+++ Data

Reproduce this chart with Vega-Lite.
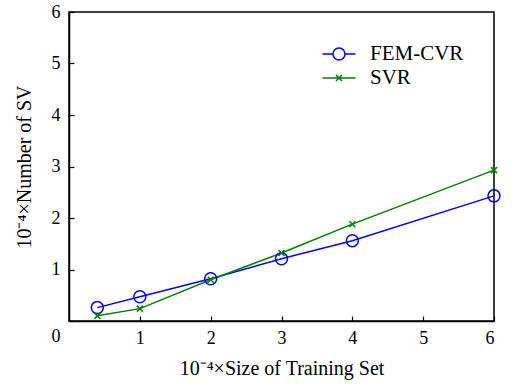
{
  "$schema": "https://vega.github.io/schema/vega-lite/v6.json",
  "width": 425,
  "height": 309,
  "autosize": "none",
  "padding": {"left": 69, "top": 12, "right": 22, "bottom": 66},
  "background": "white",
  "config": {
    "font": "Liberation Serif",
    "view": {"stroke": "black", "strokeWidth": 1.5},
    "axis": {
      "grid": false,
      "domainColor": "black",
      "domainWidth": 1.5,
      "tickColor": "black",
      "tickWidth": 1.2,
      "tickSize": -5,
      "labelFont": "Liberation Serif",
      "labelFontSize": 18,
      "labelColor": "black",
      "titleFont": "Liberation Serif",
      "titleFontSize": 20,
      "titleFontWeight": "normal",
      "titleColor": "black"
    }
  },
  "data": {
    "values": [
      {"size": 0.4, "sv": 0.26, "method": "FEM-CVR"},
      {"size": 1, "sv": 0.47, "method": "FEM-CVR"},
      {"size": 2, "sv": 0.82, "method": "FEM-CVR"},
      {"size": 3, "sv": 1.21, "method": "FEM-CVR"},
      {"size": 4, "sv": 1.56, "method": "FEM-CVR"},
      {"size": 6, "sv": 2.43, "method": "FEM-CVR"},
      {"size": 0.4, "sv": 0.10, "method": "SVR"},
      {"size": 1, "sv": 0.24, "method": "SVR"},
      {"size": 2, "sv": 0.80, "method": "SVR"},
      {"size": 3, "sv": 1.32, "method": "SVR"},
      {"size": 4, "sv": 1.88, "method": "SVR"},
      {"size": 6, "sv": 2.93, "method": "SVR"}
    ]
  },
  "encoding": {
    "x": {
      "field": "size",
      "type": "quantitative",
      "scale": {"domain": [0, 6], "nice": false, "zero": true},
      "axis": {
        "values": [1, 2, 3, 4, 5, 6],
        "labelPadding": 13,
        "labelAngle": 0,
        "titlePadding": 11,
        "title": "10⁻⁴×Size of Training Set"
      }
    },
    "y": {
      "field": "sv",
      "type": "quantitative",
      "scale": {"domain": [0, 6], "nice": false},
      "axis": {
        "values": [0, 1, 2, 3, 4, 5, 6],
        "labelPadding": 14,
        "labelOffset": {"condition": {"test": "datum.value == 0", "value": 15}, "value": 0},
        "titlePadding": 17,
        "title": "10⁻⁴×Number of SV"
      }
    },
    "color": {
      "field": "method",
      "type": "nominal",
      "scale": {"domain": ["FEM-CVR", "SVR"], "range": ["#0000ff", "#008000"]},
      "legend": {
        "title": null,
        "orient": "none",
        "legendX": 259,
        "legendY": 31,
        "labelFont": "Liberation Serif",
        "labelFontSize": 21,
        "labelColor": "black",
        "labelLimit": 300,
        "symbolSize": 400,
        "symbolStrokeWidth": 1.5,
        "rowPadding": 3,
        "labelOffset": 20,
        "encode": {
          "symbols": {
            "update": {
              "shape": {"signal": "datum.value == 'FEM-CVR' ? 'M-1.65,0L-0.6,0M0.6,0L1.65,0M0.6,0A0.6,0.6 0 1,1 -0.6,0A0.6,0.6 0 1,1 0.6,0' : 'M-1.65,0L1.65,0M-0.3,-0.3L0.3,0.3M-0.3,0.3L0.3,-0.3'"},
              "fill": {"value": "transparent"},
              "strokeWidth": {"value": 1.5}
            }
          }
        }
      }
    }
  },
  "layer": [
    {
      "mark": {"type": "line", "strokeWidth": 1.5}
    },
    {
      "transform": [{"filter": "datum.method == 'FEM-CVR'"}],
      "mark": {"type": "point", "shape": "circle", "size": 144, "filled": false, "strokeWidth": 1.5, "opacity": 1}
    },
    {
      "transform": [{"filter": "datum.method == 'SVR'"}],
      "mark": {"type": "point", "shape": "M-1,-1L1,1M-1,1L1,-1", "size": 36, "filled": false, "strokeWidth": 1.5, "opacity": 1}
    }
  ]
}
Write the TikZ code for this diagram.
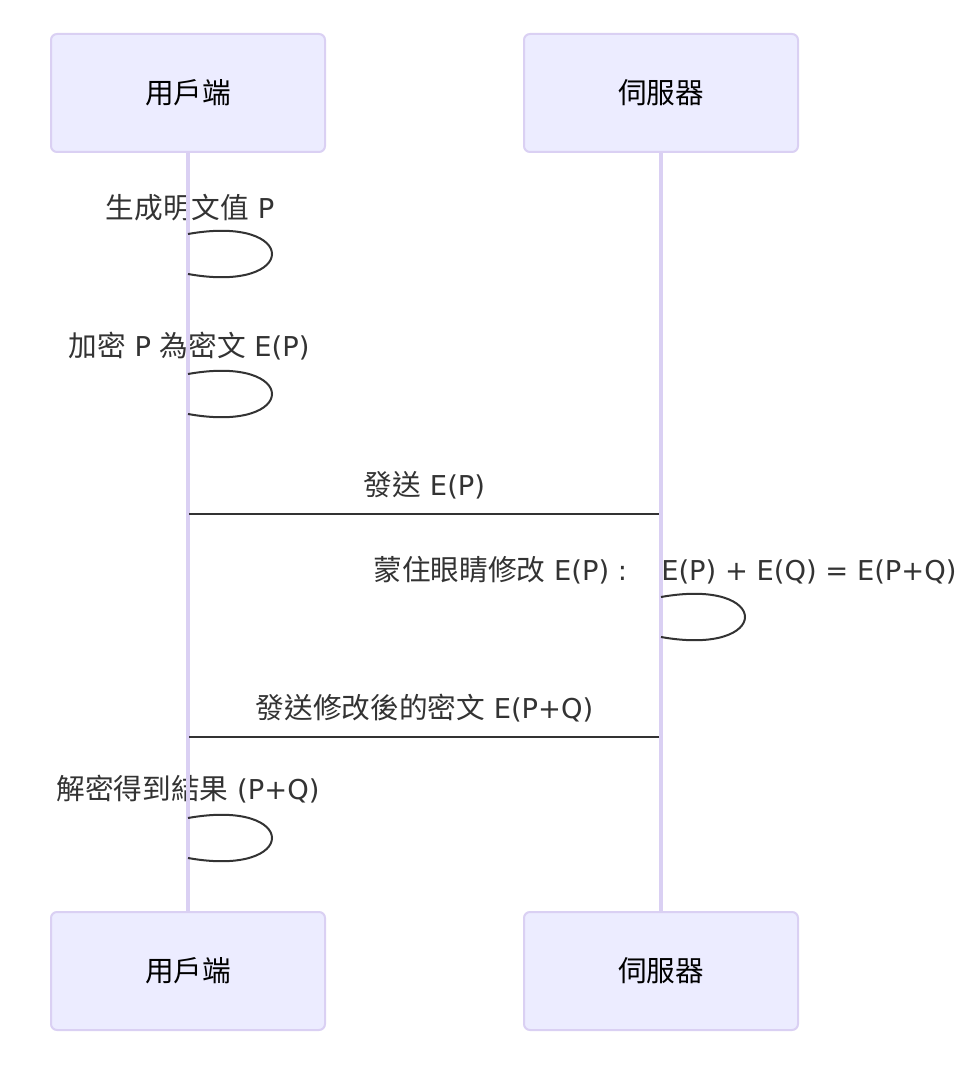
\documentclass[tikz,border=0pt]{standalone}
\usepackage{fontspec}
\setmainfont{DejaVu Sans}
\newfontfamily\zhfont{Noto Sans CJK TC}
\newcommand\zh[1]{{\zhfont\fontsize{21.5}{25}\selectfont #1}}
\begin{document}
\begin{tikzpicture}[x=0.75pt,y=-0.75pt,
  actorbox/.style={draw=actorline,fill=actorfill,line width=1.5pt,rounded corners=4.5pt,
    minimum width=205.5pt,minimum height=88.5pt,inner sep=0pt,font=\fontsize{20.5}{25}\selectfont,text=black},
  lifeline/.style={draw=actorline,line width=2.3pt},
  msgline/.style={draw=msgcol,line width=1.6pt},
  msglabel/.style={inner sep=0pt,text=msgcol,font=\fontsize{20.5}{25}\selectfont},
  loopline/.style={draw=msgcol,line width=1.5pt}]
\definecolor{actorfill}{HTML}{ECECFF}
\definecolor{actorline}{HTML}{DAD0F3}
\definecolor{msgcol}{HTML}{333333}
\useasboundingbox[fill=white] (0,0) rectangle (974,1070);
% actors
\node[actorbox] (ct) at (188,93) {\zh{用戶端}};
\node[actorbox] (st) at (661,93) {\zh{伺服器}};
\node[actorbox] (cb) at (188,971) {\zh{用戶端}};
\node[actorbox] (sb) at (661,971) {\zh{伺服器}};
% labels
\node[msglabel] (l1) at (190,208) {\zh{生成明文值} P};
\node[msglabel] (l2) at (189,346) {\zh{加密} P \zh{為密文} E(P)};
\node[msglabel] (l3) at (424.5,485) {\zh{發送} E(P)};
\node[msglabel] (l4) at (665,570) {\zh{蒙住眼睛修改} E(P) :\hspace{1.25em}E(P) + E(Q) = E(P+Q)};
\node[msglabel] (l5) at (424.5,708) {\zh{發送修改後的密文} E(P+Q)};
\node[msglabel] (l6) at (188,789) {\zh{解密得到結果} (P+Q)};
% lifelines
\draw[lifeline] (ct.south) -- (cb.north);
\draw[lifeline] (st.south) -- (sb.north);
% coordinates on lifelines
\coordinate (c1a) at (188,234); \coordinate (c1b) at (188,274);
\coordinate (c2a) at (188,374); \coordinate (c2b) at (188,414);
\coordinate (s3a) at (661,597); \coordinate (s3b) at (661,637);
\coordinate (c4a) at (188,818); \coordinate (c4b) at (188,858);
\coordinate (m1a) at (189,514); \coordinate (m1b) at (659,514);
\coordinate (m2a) at (659,737); \coordinate (m2b) at (189,737);
% self loops
\draw[loopline] (c1a) .. controls +(112,-20) and +(112,20) .. (c1b);
\draw[loopline] (c2a) .. controls +(112,-20) and +(112,20) .. (c2b);
\draw[loopline] (s3a) .. controls +(112,-20) and +(112,20) .. (s3b);
\draw[loopline] (c4a) .. controls +(112,-20) and +(112,20) .. (c4b);
% messages
\draw[msgline] (m1a) -- (m1b);
\draw[msgline] (m2a) -- (m2b);
\end{tikzpicture}
\end{document}
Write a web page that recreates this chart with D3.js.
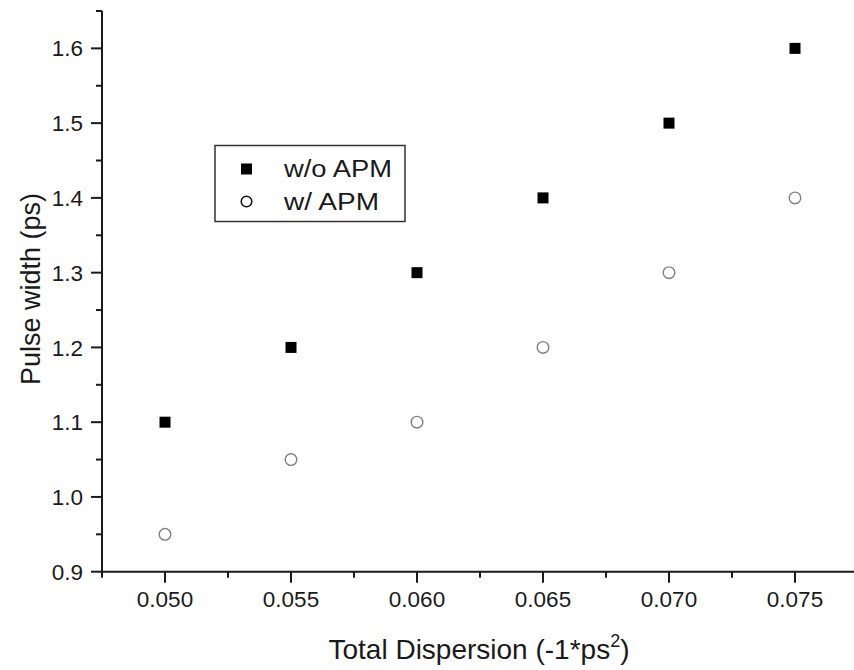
<!DOCTYPE html>
<html>
<head>
<meta charset="utf-8">
<script src="https://cdn.jsdelivr.net/npm/d3@7"></script>
<style>
  html, body { margin: 0; padding: 0; background: #fff; }
  svg { display: block; font-family: "Liberation Sans", Arial, sans-serif; }
</style>
</head>
<body>
<script>
// Total dispersion (x) vs. measured pulse width (y)
const dispersion = [0.050, 0.055, 0.060, 0.065, 0.070, 0.075];
const widthNoAPM = [1.10, 1.20, 1.30, 1.40, 1.50, 1.60];
const widthAPM   = [0.95, 1.05, 1.10, 1.20, 1.30, 1.40];
const xTicks = [0.050, 0.055, 0.060, 0.065, 0.070, 0.075];
const yTicks = [0.9, 1.0, 1.1, 1.2, 1.3, 1.4, 1.5, 1.6];
const seriesNames = ["w/o APM", "w/ APM"];

const W = 854, H = 670;
const svg = d3.select("body").append("svg").attr("width", W).attr("height", H);

const x = d3.scaleLinear().domain([0.0475, 0.0775]).range([102, 858]);
const y = d3.scaleLinear().domain([0.9, 1.65]).range([571.7, 11]);

const axisColor = "#1a1a1a";
const textColor = "#1a1a1a";

// minor ticks halfway between the major ones
const xMinor = d3.range(0.0475, 0.0776, 0.005);
const yMinor = d3.range(0.95, 1.651, 0.1);

// x axis
const gx = svg.append("g").attr("transform", `translate(0,${y.range()[0]})`);
gx.append("line").attr("x1", x.range()[0]).attr("x2", W)
  .attr("stroke", axisColor).attr("stroke-width", 2);
gx.selectAll(".minor").data(xMinor).join("line")
  .attr("x1", d => x(d)).attr("x2", d => x(d)).attr("y1", 0).attr("y2", 6)
  .attr("stroke", axisColor).attr("stroke-width", 2);
gx.selectAll(".major").data(xTicks).join("line")
  .attr("x1", d => x(d)).attr("x2", d => x(d)).attr("y1", 0).attr("y2", 11)
  .attr("stroke", axisColor).attr("stroke-width", 2);
gx.selectAll("text").data(xTicks).join("text")
  .attr("x", d => x(d)).attr("y", 35.5)
  .attr("text-anchor", "middle").attr("font-size", 22.5).attr("fill", textColor)
  .text(d => d3.format(".3f")(d));

// y axis
const gy = svg.append("g").attr("transform", `translate(${x.range()[0]},0)`);
gy.append("line").attr("y1", y.range()[0]).attr("y2", y.range()[1])
  .attr("stroke", axisColor).attr("stroke-width", 2);
gy.selectAll(".minor").data(yMinor).join("line")
  .attr("y1", d => y(d)).attr("y2", d => y(d)).attr("x1", 0).attr("x2", -6)
  .attr("stroke", axisColor).attr("stroke-width", 2);
gy.selectAll(".major").data(yTicks).join("line")
  .attr("y1", d => y(d)).attr("y2", d => y(d)).attr("x1", 0).attr("x2", -11)
  .attr("stroke", axisColor).attr("stroke-width", 2);
gy.selectAll("text").data(yTicks).join("text")
  .attr("x", -19).attr("y", d => y(d)).attr("dy", "0.36em")
  .attr("text-anchor", "end").attr("font-size", 22.5).attr("fill", textColor)
  .text(d => d3.format(".1f")(d));

// axis titles
const xt = svg.append("text").attr("x", 479).attr("y", 659)
  .attr("text-anchor", "middle").attr("font-size", 28).attr("fill", textColor);
xt.append("tspan").text("Total Dispersion (-1*ps");
xt.append("tspan").attr("font-size", 18).attr("dy", -12).text("2");
xt.append("tspan").attr("dy", 12).text(")");

svg.append("text")
  .attr("transform", "translate(40,289) rotate(-90)")
  .attr("text-anchor", "middle").attr("font-size", 27).attr("fill", textColor)
  .text("Pulse width (ps)");

// data markers
const sq = 11;
svg.append("g").selectAll("rect").data(dispersion).join("rect")
  .attr("x", (d) => x(d) - sq / 2)
  .attr("y", (d, i) => y(widthNoAPM[i]) - sq / 2)
  .attr("width", sq).attr("height", sq).attr("fill", "#000");

svg.append("g").selectAll("circle").data(dispersion).join("circle")
  .attr("cx", d => x(d))
  .attr("cy", (d, i) => y(widthAPM[i]))
  .attr("r", 5.8).attr("fill", "#fff").attr("stroke", "#808080").attr("stroke-width", 1.4);

// legend
const lg = svg.append("g");
lg.append("rect").attr("x", 215).attr("y", 145.5).attr("width", 190).attr("height", 76)
  .attr("fill", "#fff").attr("stroke", "#333").attr("stroke-width", 1.5);
lg.append("rect").attr("x", 246.5 - sq / 2).attr("y", 169 - sq / 2)
  .attr("width", sq).attr("height", sq).attr("fill", "#000");
lg.append("circle").attr("cx", 246.5).attr("cy", 201.5).attr("r", 5.3)
  .attr("fill", "#fff").attr("stroke", "#111").attr("stroke-width", 1.5);
lg.selectAll("text").data(seriesNames).join("text")
  .attr("x", 284).attr("y", (d, i) => 177 + i * 33)
  .attr("font-size", 23).attr("fill", textColor)
  .attr("textLength", (d, i) => i === 0 ? 108 : 95)
  .attr("lengthAdjust", "spacingAndGlyphs")
  .text(d => d);
</script>
</body>
</html>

++++++

### Your instructions:
Identify and copy lines that hold the string "Write".

### Answer:
Write the TikZ code for this diagram.
Write a web page that recreates this chart with D3.js.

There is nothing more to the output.